Scroll ke bawah untuk membaca berita

Logo
Bisnis

Jelaskan Beda SWF di Berbagai Negara, Sri Mulyani: Indonesia Mirip India

Menteri Keuangan Sri Mulyani Indrawati mengatakan Lembaga Pengelola Investasi di Indonesia memiliki kemiripan dengan Sovereign Wealth Fund di India.

25 Januari 2021 | 14.19 WIB

Menteri Keuangan Sri Mulyani didampingi Wamenkeu Suahasil Nazara mengikuti Rapat Kerja dengan Komisi XI DPR di Kompleks Parlemen, Jakarta, Rabu, 26 Agustus 2020. Dalam raker tersebut, Sri Mulyani dan Komisi Xi membahas Laporan Keuangan Kementerian Keuangan pada APBN 2019. TEMPO/Tony Hartawan
Perbesar
Menteri Keuangan Sri Mulyani didampingi Wamenkeu Suahasil Nazara mengikuti Rapat Kerja dengan Komisi XI DPR di Kompleks Parlemen, Jakarta, Rabu, 26 Agustus 2020. Dalam raker tersebut, Sri Mulyani dan Komisi Xi membahas Laporan Keuangan Kementerian Keuangan pada APBN 2019. TEMPO/Tony Hartawan

Baca berita dengan sedikit iklan, klik disini

Logo

TEMPO.CO, Jakarta - Menteri Keuangan Sri Mulyani Indrawati mengatakan Lembaga Pengelola Investasi yang akan dibentuk di Indonesia akan memiliki kemiripan dengan lembaga Sovereign Wealth Fund di India, yaitu National Investment and Infrastructure Fund atau NIIF.

"Barangkali ada miripnya dengan yang sedang kita bangun di SWF kita," ujar dia dalam rapat bersama Komite Keuangan Dewan Perwakilan Rakyat, Senin, 25 Januari 2021.

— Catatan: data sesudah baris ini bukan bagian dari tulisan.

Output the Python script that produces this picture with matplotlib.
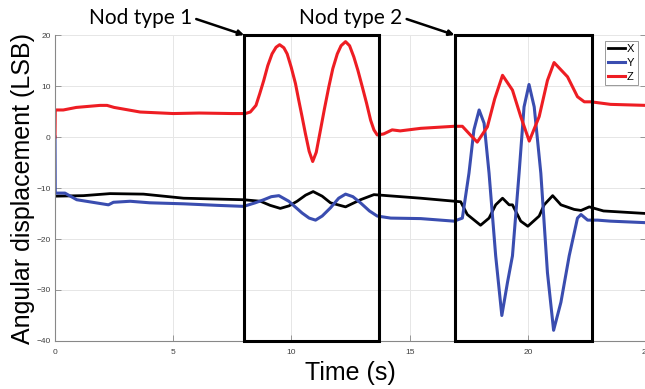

NIIF, kata dia, memiliki aset sekitar US$ 3 miliar yang bersumber dari internal dan penanaman modal asing. Tujuan sovereign wealth fund di India adalah untuk mendapatkan keuntungan dan menarik modal asing lebih banyak, serta menggandeng mitra investasi dan pengembangan sektor infrastruktur jangka panjang.

Entitas NIIF berbentuk trust yang diinvestasikan langsung oleh pemerintah dan diawasi komite yang diketuai Menteri Keuangan.

Sri Mulyani mengatakan Lembaga Pengelola Investasi diperlukan untuk menciptakan berbagai instrumen inovatif dan institusi yang bisa meningkatkan kemampuan pembiayaan pembangunan. Pasalnya, Indonesia membutuhkan dana untuk terus meningkatkan kemampuan dalam menunjang kesejahteraan masyarakat.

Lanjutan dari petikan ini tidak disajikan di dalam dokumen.